What terrifies me is that this whole "Hey look, we're getting 2006 again" attitude is exactly what's going to kill off the Bethesda "genre" the same way SquareEnix gutted the AAA Turn-Based RPG. Sure, it means we might get a black horse game out of left field (Persona 5, talking about you) but it's a shame to see so much hate on the style of game that Bethesda is.
And we need to make no mistake. While some complaints have been valid, the biggest ones that started this snowball have been things like "I shoot guns around guards and nobody comments" or "I murder an entire town and then pay a small bounty and everyone's fine with me again".
I get the "huge procedural universe is soooo boring" complaint; I don't agree with it because I loved Daggerfall and because Starfield has more hand-made content than Skyrim, but I can respect it. But that alone doesn't justify all this "worst game ever" BS. It makes Starfield sound like it's worse than initial-release NMS was (and I can say from experience, it's not).
And for me, I just crossed hour 180 with Starfield, and have not been bored once. I don't expect it to be everyone's favorite game, but it's certainly mine for 2023.
I put 150 hours into it and loved it. Bethesda is such a giant, and I guess this game had such hype that it completely distorted reality.
Funny thing is, I had no hype for the game. I didn't think I'd even play it from the early previews and announcements.
But after it came out and people figured out it followed the Bethesda formula and was "Fallout in space", then I got interested. It had been long enough that I'd played a Bethesda game that it sounded like fun, and it was.
There are a lot of things I'd like to change and refine with Starfield. But it's still a good game.
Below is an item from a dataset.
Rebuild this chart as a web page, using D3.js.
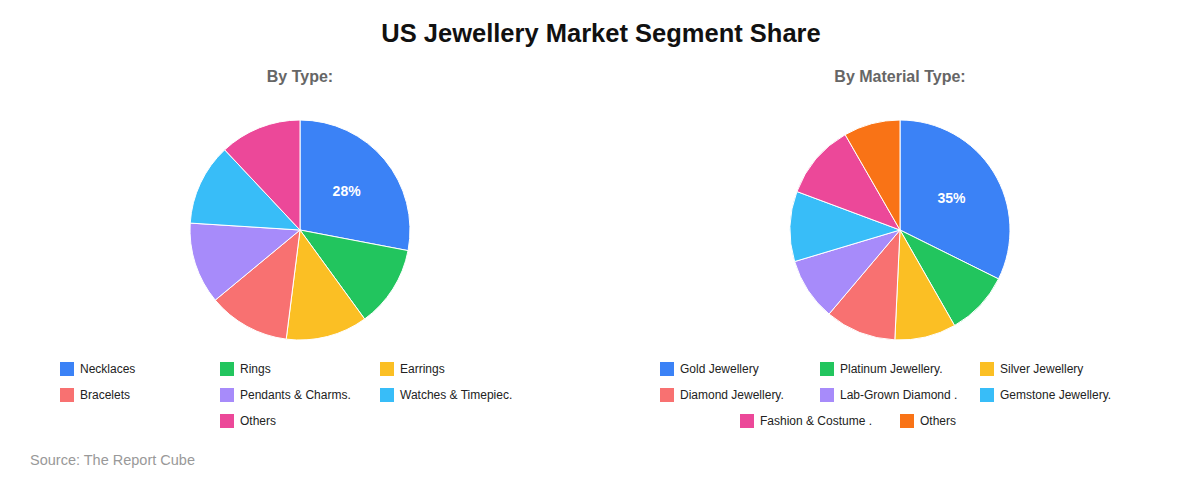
<!DOCTYPE html><html><head><meta charset="utf-8"><script src="https://cdn.jsdelivr.net/npm/d3@7"></script>
<style>body{margin:0;background:#fff;font-family:"Liberation Sans",Arial,sans-serif}</style></head><body><svg id="c" width="1200" height="480"></svg>
<script>
const typeCats=["Necklaces","Rings","Earrings","Bracelets","Pendants & Charms.","Watches & Timepiec.","Others"];
const typeVals=[28,12,12,12,12,12,12];
const typeLabels=["28%","","","","","",""];
const matCats=["Gold Jewellery","Platinum Jewellery.","Silver Jewellery","Diamond Jewellery.","Lab-Grown Diamond .","Gemstone Jewellery.","Fashion & Costume .","Others"];
const matVals=[32.3,9.4,9,10.4,9.2,10.3,11,8.3];
const matLabels=["35%","","","","","","",""];
const colors=["#3b82f6","#22c55e","#fbbf24","#f87171","#a78bfa","#38bdf8","#ec4899","#f97316"];
const svg=d3.select("#c");
svg.append("text").attr("x",601).attr("y",42).attr("text-anchor","middle").attr("font-size",25.5).attr("font-weight","bold").attr("fill","#111").text("US Jewellery Market Segment Share");
svg.append("text").attr("x",30).attr("y",465).attr("font-size",14.5).attr("fill","#999").text("Source: The Report Cube");
function pie(cx,title,cats,vals,labels,lx){
  const g=svg.append("g");
  g.append("text").attr("x",cx).attr("y",82).attr("text-anchor","middle").attr("font-size",16).attr("font-weight","bold").attr("fill","#666").text(title);
  const R=110;
  const arcs=d3.pie().sort(null)(vals);
  const arc=d3.arc().innerRadius(0).outerRadius(R);
  const pg=g.append("g").attr("transform",`translate(${cx},230)`);
  pg.selectAll("path").data(arcs).join("path").attr("d",arc).attr("fill",(d,i)=>colors[i]).attr("stroke","#fff").attr("stroke-width",1);
  const la=d3.arc().innerRadius(R*0.55).outerRadius(R*0.55);
  pg.selectAll("text").data(arcs).join("text").attr("transform",d=>`translate(${la.centroid(d)})`).attr("text-anchor","middle").attr("dy","0.35em").attr("font-size",14).attr("font-weight","bold").attr("fill","#fff").text((d,i)=>labels[i]);
  cats.forEach((c,i)=>{
    const row=Math.floor(i/3), col=i%3;
    const rowN=Math.min(3,cats.length-row*3);
    const x=lx+col*160+(3-rowN)*80, y=369+row*26;
    g.append("rect").attr("x",x).attr("y",y-7).attr("width",14).attr("height",14).attr("fill",colors[i]);
    g.append("text").attr("x",x+20).attr("y",y).attr("dy","0.35em").attr("font-size",12).attr("fill","#222").text(c);
  });
}
pie(300,"By Type:",typeCats,typeVals,typeLabels,60);
pie(900,"By Material Type:",matCats,matVals,matLabels,660);
</script></body></html>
Same here. I actually expected to be disappointed from hearing the early complaints. I got an xbox subscription because there were a bunch of games I wanted to play, so I wouldn't feel bad if Starfield sucked.
Then I've ONLY been playing Starfield since.
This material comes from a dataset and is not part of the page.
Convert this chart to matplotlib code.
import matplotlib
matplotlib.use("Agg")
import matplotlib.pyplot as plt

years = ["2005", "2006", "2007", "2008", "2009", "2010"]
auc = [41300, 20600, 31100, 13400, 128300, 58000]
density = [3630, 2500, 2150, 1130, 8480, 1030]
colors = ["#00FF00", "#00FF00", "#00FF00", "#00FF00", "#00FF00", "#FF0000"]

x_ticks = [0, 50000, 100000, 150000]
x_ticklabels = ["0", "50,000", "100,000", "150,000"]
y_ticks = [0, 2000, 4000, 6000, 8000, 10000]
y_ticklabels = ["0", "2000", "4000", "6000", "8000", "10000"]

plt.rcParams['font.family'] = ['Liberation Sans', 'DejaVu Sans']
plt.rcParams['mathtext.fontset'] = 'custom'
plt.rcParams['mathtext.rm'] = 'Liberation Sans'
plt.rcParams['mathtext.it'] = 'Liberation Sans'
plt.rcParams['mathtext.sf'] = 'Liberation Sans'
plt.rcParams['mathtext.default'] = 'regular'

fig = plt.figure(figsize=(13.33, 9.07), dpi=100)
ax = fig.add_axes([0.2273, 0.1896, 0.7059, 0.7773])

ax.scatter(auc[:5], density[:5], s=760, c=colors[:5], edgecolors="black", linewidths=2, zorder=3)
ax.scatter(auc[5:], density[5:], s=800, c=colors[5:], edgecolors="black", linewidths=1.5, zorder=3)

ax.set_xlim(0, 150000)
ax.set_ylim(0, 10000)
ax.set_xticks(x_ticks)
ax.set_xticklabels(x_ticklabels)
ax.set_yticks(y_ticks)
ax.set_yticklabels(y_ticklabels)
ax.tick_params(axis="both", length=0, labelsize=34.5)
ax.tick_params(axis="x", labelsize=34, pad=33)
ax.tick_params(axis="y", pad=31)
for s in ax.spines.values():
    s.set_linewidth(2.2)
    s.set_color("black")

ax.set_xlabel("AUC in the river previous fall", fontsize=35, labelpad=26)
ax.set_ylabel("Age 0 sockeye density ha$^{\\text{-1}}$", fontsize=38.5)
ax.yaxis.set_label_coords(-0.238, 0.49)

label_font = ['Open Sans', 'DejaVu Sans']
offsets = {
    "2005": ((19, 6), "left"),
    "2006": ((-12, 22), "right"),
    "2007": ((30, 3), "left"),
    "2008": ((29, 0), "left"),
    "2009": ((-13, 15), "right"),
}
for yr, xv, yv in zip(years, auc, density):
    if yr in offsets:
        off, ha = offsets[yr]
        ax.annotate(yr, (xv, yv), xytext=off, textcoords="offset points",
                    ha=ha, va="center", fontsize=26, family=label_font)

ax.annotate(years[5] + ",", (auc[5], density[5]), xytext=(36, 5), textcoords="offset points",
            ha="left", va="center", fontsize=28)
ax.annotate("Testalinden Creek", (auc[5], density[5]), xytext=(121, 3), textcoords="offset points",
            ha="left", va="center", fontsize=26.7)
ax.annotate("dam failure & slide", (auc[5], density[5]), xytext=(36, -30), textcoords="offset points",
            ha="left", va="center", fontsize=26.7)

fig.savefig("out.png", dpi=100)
That's the thing though- I've already played fallout. I've already played Skyrim. There are mods and expansion packs that give me more of the same already.
What I expected wasn't fallout in space, I expected innovation and iteration on a genre, not the exact same things in a new setting.
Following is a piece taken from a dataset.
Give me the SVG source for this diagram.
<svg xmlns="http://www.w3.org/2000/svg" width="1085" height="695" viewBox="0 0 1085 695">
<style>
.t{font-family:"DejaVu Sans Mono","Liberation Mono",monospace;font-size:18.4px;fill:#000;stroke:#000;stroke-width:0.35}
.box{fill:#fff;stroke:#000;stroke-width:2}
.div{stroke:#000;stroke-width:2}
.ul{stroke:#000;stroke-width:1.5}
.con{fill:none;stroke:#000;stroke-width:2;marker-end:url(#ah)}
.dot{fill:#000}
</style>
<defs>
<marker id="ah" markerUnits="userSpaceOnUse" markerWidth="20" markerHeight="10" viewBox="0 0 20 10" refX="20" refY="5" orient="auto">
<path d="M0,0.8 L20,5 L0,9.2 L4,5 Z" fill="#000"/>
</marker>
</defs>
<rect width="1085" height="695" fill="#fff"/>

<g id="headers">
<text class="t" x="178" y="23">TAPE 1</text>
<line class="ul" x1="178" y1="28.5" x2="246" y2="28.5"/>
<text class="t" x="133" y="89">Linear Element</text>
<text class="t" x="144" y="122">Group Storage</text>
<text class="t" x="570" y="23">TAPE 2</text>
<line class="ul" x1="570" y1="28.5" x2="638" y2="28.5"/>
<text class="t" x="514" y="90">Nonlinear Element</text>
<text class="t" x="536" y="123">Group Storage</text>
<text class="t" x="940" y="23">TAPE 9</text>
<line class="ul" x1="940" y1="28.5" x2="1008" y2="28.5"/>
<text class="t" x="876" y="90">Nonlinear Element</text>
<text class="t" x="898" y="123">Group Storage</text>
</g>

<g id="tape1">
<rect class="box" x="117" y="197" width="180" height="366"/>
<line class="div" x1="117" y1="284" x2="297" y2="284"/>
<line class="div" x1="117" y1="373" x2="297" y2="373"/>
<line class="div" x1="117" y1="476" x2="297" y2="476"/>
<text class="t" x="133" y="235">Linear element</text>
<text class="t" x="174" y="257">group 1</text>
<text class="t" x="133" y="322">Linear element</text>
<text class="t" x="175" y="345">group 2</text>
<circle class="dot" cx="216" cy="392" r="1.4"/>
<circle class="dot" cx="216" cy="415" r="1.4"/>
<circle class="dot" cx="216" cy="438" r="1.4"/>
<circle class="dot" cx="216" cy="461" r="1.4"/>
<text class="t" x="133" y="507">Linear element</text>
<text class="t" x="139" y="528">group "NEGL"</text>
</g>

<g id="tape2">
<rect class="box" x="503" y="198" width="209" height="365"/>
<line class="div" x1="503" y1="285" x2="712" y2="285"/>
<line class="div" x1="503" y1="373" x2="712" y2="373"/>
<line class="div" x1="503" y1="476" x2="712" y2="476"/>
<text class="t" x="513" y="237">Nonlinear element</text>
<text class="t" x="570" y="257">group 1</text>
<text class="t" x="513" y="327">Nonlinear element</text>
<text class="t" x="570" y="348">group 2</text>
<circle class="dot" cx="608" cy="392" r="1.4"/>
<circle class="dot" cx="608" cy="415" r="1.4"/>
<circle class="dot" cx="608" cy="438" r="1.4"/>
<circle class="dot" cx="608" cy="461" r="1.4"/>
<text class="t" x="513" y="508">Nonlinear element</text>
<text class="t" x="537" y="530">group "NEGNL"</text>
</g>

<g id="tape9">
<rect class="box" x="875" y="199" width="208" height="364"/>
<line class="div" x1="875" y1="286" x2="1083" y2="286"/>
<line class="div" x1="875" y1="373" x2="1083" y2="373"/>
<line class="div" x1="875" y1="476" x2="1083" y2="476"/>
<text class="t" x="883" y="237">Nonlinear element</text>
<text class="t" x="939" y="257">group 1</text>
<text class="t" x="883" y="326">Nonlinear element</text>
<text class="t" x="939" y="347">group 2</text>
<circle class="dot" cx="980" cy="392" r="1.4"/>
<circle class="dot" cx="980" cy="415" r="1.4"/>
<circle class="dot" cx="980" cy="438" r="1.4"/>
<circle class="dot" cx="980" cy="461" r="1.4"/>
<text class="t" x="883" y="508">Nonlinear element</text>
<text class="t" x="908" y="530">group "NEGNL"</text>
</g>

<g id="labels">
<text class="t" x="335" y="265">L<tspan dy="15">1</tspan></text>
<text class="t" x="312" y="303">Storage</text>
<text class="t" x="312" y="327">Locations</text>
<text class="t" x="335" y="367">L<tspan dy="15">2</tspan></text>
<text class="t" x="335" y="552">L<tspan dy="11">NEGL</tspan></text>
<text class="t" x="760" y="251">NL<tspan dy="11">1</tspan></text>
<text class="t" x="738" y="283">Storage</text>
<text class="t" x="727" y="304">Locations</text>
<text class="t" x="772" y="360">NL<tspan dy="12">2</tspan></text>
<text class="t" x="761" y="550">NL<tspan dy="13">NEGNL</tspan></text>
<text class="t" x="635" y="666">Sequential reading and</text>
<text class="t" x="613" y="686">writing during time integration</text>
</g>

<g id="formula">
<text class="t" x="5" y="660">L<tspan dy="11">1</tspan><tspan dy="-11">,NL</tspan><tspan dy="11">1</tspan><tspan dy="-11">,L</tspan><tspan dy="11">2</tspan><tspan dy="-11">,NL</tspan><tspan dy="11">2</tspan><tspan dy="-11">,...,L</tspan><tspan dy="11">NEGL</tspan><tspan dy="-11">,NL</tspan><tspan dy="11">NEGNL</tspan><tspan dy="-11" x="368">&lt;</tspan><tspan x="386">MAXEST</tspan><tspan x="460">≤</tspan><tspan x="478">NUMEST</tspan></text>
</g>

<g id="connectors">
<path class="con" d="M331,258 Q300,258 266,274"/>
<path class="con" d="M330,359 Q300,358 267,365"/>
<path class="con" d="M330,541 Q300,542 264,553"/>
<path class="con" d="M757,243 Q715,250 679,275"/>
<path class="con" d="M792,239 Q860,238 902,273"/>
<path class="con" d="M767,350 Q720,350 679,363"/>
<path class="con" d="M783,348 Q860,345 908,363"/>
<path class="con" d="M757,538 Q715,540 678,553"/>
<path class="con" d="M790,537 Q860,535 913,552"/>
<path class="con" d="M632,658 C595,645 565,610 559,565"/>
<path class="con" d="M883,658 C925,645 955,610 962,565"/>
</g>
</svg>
This is what's weird to me. Bethesda basically promised "Skyrim in Space", and that's what most of the hype started to come from. And they genuinely gave us exactly that.
People who don't like Skyrim won't like Starfield. People who wanted something more "innovative" than just Skyrim in Space with Better Graphics were creating their own sort of fabricated hype.
Personally, I think it feels like a bit of a mix of Oblivion and Fallout 3, but with Skyrim-like updated graphics and such. But I kinda like that anyway.
But didn't give us Skyrim in Space that's the whole point
The adventure was the point in Skyrim. There is no adventure in Starfield because "space is empty, and boring" - Todd Howard.
It's kinda hard to respond to you with this when everyone else is arguing "they gave us Skyrim in space instead of innovating at all in the last 20 years". In fact, just looked back and that's the exact family of criticism I was responding to.
Space is empty and boring but still has more hand-crafted (non-procedural) content than the entirety of Skyrim. New Atlantis is arguably as big as the 3 largest Skyrim cities combined. The main quest+faction dungeons are as big as the equivalents in Skyrim. The New London battlefield (for example) is pretty gorgeous and fairly massive.
There's a genuine argument that maybe we don't have enough "sprinkled in random places "quest starts that aren't radiant, considering it's only 50% more than Skyrim has but an dramatically larger universe. More quests that start like
Mantis
could go a long way, where you're nudged towards the quest regardless of proximity. BUT, saying "there is no adventure in Starfield" seems somewhat off to the actual facts of the game... that there's 50% more adventure in Starfield than Skyrim, but the map is 1000x larger.